**Direction:** Type out the complete listing below word for word, without its pictures.

**Data lines:**
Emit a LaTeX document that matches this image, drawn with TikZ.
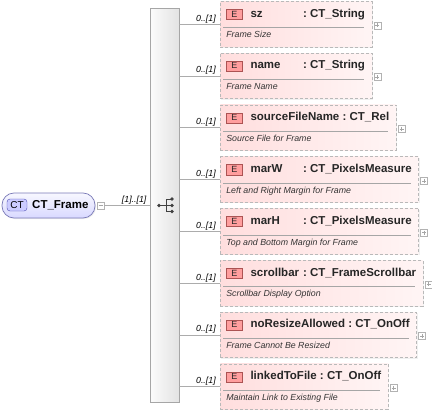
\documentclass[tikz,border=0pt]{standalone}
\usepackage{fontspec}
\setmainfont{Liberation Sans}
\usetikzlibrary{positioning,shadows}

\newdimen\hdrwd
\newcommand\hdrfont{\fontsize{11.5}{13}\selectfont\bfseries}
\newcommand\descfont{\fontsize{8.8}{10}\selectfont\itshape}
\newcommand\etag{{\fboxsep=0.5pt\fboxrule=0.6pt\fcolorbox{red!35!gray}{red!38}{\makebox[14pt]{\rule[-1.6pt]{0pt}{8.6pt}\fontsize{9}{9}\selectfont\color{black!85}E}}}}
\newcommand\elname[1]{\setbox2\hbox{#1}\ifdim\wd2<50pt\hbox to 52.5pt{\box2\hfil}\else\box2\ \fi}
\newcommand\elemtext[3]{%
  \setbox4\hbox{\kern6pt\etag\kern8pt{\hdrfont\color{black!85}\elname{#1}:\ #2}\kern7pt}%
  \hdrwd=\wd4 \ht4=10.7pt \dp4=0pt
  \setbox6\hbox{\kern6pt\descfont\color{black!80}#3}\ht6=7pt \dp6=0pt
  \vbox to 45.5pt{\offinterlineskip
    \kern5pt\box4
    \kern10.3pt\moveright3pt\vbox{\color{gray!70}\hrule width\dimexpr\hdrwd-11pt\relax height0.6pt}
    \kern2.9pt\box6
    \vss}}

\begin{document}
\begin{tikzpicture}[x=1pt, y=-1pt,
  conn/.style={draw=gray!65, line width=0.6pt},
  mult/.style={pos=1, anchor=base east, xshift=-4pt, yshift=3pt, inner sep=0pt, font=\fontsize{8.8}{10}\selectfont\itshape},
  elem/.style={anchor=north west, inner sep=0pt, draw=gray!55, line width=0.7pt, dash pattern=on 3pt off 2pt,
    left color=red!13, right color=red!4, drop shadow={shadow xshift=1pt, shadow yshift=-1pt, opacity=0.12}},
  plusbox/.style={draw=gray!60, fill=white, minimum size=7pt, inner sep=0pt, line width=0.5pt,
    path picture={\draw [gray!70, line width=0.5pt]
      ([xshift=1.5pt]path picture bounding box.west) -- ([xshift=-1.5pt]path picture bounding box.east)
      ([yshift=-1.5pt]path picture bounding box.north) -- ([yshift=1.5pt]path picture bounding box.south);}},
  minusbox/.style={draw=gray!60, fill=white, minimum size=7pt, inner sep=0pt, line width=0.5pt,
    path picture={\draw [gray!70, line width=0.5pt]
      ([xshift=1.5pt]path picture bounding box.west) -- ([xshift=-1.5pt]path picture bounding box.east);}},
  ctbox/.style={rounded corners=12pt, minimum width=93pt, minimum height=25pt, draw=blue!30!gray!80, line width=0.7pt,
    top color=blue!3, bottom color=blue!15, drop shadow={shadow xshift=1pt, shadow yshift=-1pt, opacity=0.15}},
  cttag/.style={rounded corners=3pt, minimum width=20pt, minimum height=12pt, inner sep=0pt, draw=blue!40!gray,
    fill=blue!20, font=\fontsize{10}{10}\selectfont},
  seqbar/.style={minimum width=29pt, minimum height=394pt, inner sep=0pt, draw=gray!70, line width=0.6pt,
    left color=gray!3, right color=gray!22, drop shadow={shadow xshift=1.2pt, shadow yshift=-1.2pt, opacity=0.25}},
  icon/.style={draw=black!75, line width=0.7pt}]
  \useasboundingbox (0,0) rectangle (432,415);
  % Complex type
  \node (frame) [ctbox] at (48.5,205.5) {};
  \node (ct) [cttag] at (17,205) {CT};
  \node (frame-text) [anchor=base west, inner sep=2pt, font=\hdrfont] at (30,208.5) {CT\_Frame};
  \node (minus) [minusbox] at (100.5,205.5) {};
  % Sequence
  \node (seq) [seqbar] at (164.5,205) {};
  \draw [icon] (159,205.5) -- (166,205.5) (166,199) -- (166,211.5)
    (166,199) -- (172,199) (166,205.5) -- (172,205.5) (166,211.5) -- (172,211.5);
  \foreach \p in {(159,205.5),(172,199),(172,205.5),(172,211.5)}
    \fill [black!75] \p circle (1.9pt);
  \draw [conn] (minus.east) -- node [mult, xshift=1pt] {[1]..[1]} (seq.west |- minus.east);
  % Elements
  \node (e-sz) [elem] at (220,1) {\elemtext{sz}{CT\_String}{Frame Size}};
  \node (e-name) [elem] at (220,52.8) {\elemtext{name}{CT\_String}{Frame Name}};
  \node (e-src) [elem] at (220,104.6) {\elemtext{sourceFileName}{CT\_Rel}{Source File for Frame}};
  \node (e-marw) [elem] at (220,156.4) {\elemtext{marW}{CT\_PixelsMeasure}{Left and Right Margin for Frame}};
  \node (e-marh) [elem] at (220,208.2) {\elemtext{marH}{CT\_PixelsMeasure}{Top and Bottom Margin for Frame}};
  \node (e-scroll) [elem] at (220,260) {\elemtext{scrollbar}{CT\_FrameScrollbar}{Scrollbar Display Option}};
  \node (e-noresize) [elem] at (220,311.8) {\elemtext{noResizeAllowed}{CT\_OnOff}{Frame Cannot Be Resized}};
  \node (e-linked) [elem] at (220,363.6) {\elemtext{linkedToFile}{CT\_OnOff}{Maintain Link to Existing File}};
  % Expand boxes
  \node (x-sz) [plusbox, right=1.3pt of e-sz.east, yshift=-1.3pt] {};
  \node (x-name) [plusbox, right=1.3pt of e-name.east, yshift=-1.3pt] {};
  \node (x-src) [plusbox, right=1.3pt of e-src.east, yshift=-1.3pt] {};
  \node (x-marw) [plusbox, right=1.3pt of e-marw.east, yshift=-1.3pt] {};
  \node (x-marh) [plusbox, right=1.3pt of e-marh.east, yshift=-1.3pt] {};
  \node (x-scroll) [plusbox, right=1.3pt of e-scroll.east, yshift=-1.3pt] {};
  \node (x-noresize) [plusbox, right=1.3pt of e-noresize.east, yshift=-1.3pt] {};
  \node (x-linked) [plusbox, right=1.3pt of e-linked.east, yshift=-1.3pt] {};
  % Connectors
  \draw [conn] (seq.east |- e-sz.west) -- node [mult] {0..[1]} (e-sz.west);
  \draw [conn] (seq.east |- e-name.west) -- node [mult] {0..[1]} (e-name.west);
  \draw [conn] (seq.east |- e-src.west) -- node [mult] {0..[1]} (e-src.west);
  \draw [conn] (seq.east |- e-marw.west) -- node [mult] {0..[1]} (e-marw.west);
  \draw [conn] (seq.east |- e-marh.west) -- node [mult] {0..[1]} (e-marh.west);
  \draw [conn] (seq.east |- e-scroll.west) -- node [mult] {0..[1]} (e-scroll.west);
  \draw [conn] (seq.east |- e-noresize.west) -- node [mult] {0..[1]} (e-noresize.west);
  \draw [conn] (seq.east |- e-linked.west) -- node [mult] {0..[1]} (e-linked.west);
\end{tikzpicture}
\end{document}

**The reply:**
Emit a LaTeX document that matches this image, drawn with TikZ.
\documentclass[tikz,border=0pt]{standalone}
\usepackage{fontspec}
\setmainfont{Liberation Sans}
\usetikzlibrary{positioning,shadows}

\newdimen\hdrwd
\newcommand\hdrfont{\fontsize{11.5}{13}\selectfont\bfseries}
\newcommand\descfont{\fontsize{8.8}{10}\selectfont\itshape}
\newcommand\etag{{\fboxsep=0.5pt\fboxrule=0.6pt\fcolorbox{red!35!gray}{red!38}{\makebox[14pt]{\rule[-1.6pt]{0pt}{8.6pt}\fontsize{9}{9}\selectfont\color{black!85}E}}}}
\newcommand\elname[1]{\setbox2\hbox{#1}\ifdim\wd2<50pt\hbox to 52.5pt{\box2\hfil}\else\box2\ \fi}
\newcommand\elemtext[3]{%
  \setbox4\hbox{\kern6pt\etag\kern8pt{\hdrfont\color{black!85}\elname{#1}:\ #2}\kern7pt}%
  \hdrwd=\wd4 \ht4=10.7pt \dp4=0pt
  \setbox6\hbox{\kern6pt\descfont\color{black!80}#3}\ht6=7pt \dp6=0pt
  \vbox to 45.5pt{\offinterlineskip
    \kern5pt\box4
    \kern10.3pt\moveright3pt\vbox{\color{gray!70}\hrule width\dimexpr\hdrwd-11pt\relax height0.6pt}
    \kern2.9pt\box6
    \vss}}

\begin{document}
\begin{tikzpicture}[x=1pt, y=-1pt,
  conn/.style={draw=gray!65, line width=0.6pt},
  mult/.style={pos=1, anchor=base east, xshift=-4pt, yshift=3pt, inner sep=0pt, font=\fontsize{8.8}{10}\selectfont\itshape},
  elem/.style={anchor=north west, inner sep=0pt, draw=gray!55, line width=0.7pt, dash pattern=on 3pt off 2pt,
    left color=red!13, right color=red!4, drop shadow={shadow xshift=1pt, shadow yshift=-1pt, opacity=0.12}},
  plusbox/.style={draw=gray!60, fill=white, minimum size=7pt, inner sep=0pt, line width=0.5pt,
    path picture={\draw [gray!70, line width=0.5pt]
      ([xshift=1.5pt]path picture bounding box.west) -- ([xshift=-1.5pt]path picture bounding box.east)
      ([yshift=-1.5pt]path picture bounding box.north) -- ([yshift=1.5pt]path picture bounding box.south);}},
  minusbox/.style={draw=gray!60, fill=white, minimum size=7pt, inner sep=0pt, line width=0.5pt,
    path picture={\draw [gray!70, line width=0.5pt]
      ([xshift=1.5pt]path picture bounding box.west) -- ([xshift=-1.5pt]path picture bounding box.east);}},
  ctbox/.style={rounded corners=12pt, minimum width=93pt, minimum height=25pt, draw=blue!30!gray!80, line width=0.7pt,
    top color=blue!3, bottom color=blue!15, drop shadow={shadow xshift=1pt, shadow yshift=-1pt, opacity=0.15}},
  cttag/.style={rounded corners=3pt, minimum width=20pt, minimum height=12pt, inner sep=0pt, draw=blue!40!gray,
    fill=blue!20, font=\fontsize{10}{10}\selectfont},
  seqbar/.style={minimum width=29pt, minimum height=394pt, inner sep=0pt, draw=gray!70, line width=0.6pt,
    left color=gray!3, right color=gray!22, drop shadow={shadow xshift=1.2pt, shadow yshift=-1.2pt, opacity=0.25}},
  icon/.style={draw=black!75, line width=0.7pt}]
  \useasboundingbox (0,0) rectangle (432,415);
  % Complex type
  \node (frame) [ctbox] at (48.5,205.5) {};
  \node (ct) [cttag] at (17,205) {CT};
  \node (frame-text) [anchor=base west, inner sep=2pt, font=\hdrfont] at (30,208.5) {CT\_Frame};
  \node (minus) [minusbox] at (100.5,205.5) {};
  % Sequence
  \node (seq) [seqbar] at (164.5,205) {};
  \draw [icon] (159,205.5) -- (166,205.5) (166,199) -- (166,211.5)
    (166,199) -- (172,199) (166,205.5) -- (172,205.5) (166,211.5) -- (172,211.5);
  \foreach \p in {(159,205.5),(172,199),(172,205.5),(172,211.5)}
    \fill [black!75] \p circle (1.9pt);
  \draw [conn] (minus.east) -- node [mult, xshift=1pt] {[1]..[1]} (seq.west |- minus.east);
  % Elements
  \node (e-sz) [elem] at (220,1) {\elemtext{sz}{CT\_String}{Frame Size}};
  \node (e-name) [elem] at (220,52.8) {\elemtext{name}{CT\_String}{Frame Name}};
  \node (e-src) [elem] at (220,104.6) {\elemtext{sourceFileName}{CT\_Rel}{Source File for Frame}};
  \node (e-marw) [elem] at (220,156.4) {\elemtext{marW}{CT\_PixelsMeasure}{Left and Right Margin for Frame}};
  \node (e-marh) [elem] at (220,208.2) {\elemtext{marH}{CT\_PixelsMeasure}{Top and Bottom Margin for Frame}};
  \node (e-scroll) [elem] at (220,260) {\elemtext{scrollbar}{CT\_FrameScrollbar}{Scrollbar Display Option}};
  \node (e-noresize) [elem] at (220,311.8) {\elemtext{noResizeAllowed}{CT\_OnOff}{Frame Cannot Be Resized}};
  \node (e-linked) [elem] at (220,363.6) {\elemtext{linkedToFile}{CT\_OnOff}{Maintain Link to Existing File}};
  % Expand boxes
  \node (x-sz) [plusbox, right=1.3pt of e-sz.east, yshift=-1.3pt] {};
  \node (x-name) [plusbox, right=1.3pt of e-name.east, yshift=-1.3pt] {};
  \node (x-src) [plusbox, right=1.3pt of e-src.east, yshift=-1.3pt] {};
  \node (x-marw) [plusbox, right=1.3pt of e-marw.east, yshift=-1.3pt] {};
  \node (x-marh) [plusbox, right=1.3pt of e-marh.east, yshift=-1.3pt] {};
  \node (x-scroll) [plusbox, right=1.3pt of e-scroll.east, yshift=-1.3pt] {};
  \node (x-noresize) [plusbox, right=1.3pt of e-noresize.east, yshift=-1.3pt] {};
  \node (x-linked) [plusbox, right=1.3pt of e-linked.east, yshift=-1.3pt] {};
  % Connectors
  \draw [conn] (seq.east |- e-sz.west) -- node [mult] {0..[1]} (e-sz.west);
  \draw [conn] (seq.east |- e-name.west) -- node [mult] {0..[1]} (e-name.west);
  \draw [conn] (seq.east |- e-src.west) -- node [mult] {0..[1]} (e-src.west);
  \draw [conn] (seq.east |- e-marw.west) -- node [mult] {0..[1]} (e-marw.west);
  \draw [conn] (seq.east |- e-marh.west) -- node [mult] {0..[1]} (e-marh.west);
  \draw [conn] (seq.east |- e-scroll.west) -- node [mult] {0..[1]} (e-scroll.west);
  \draw [conn] (seq.east |- e-noresize.west) -- node [mult] {0..[1]} (e-noresize.west);
  \draw [conn] (seq.east |- e-linked.west) -- node [mult] {0..[1]} (e-linked.west);
\end{tikzpicture}
\end{document}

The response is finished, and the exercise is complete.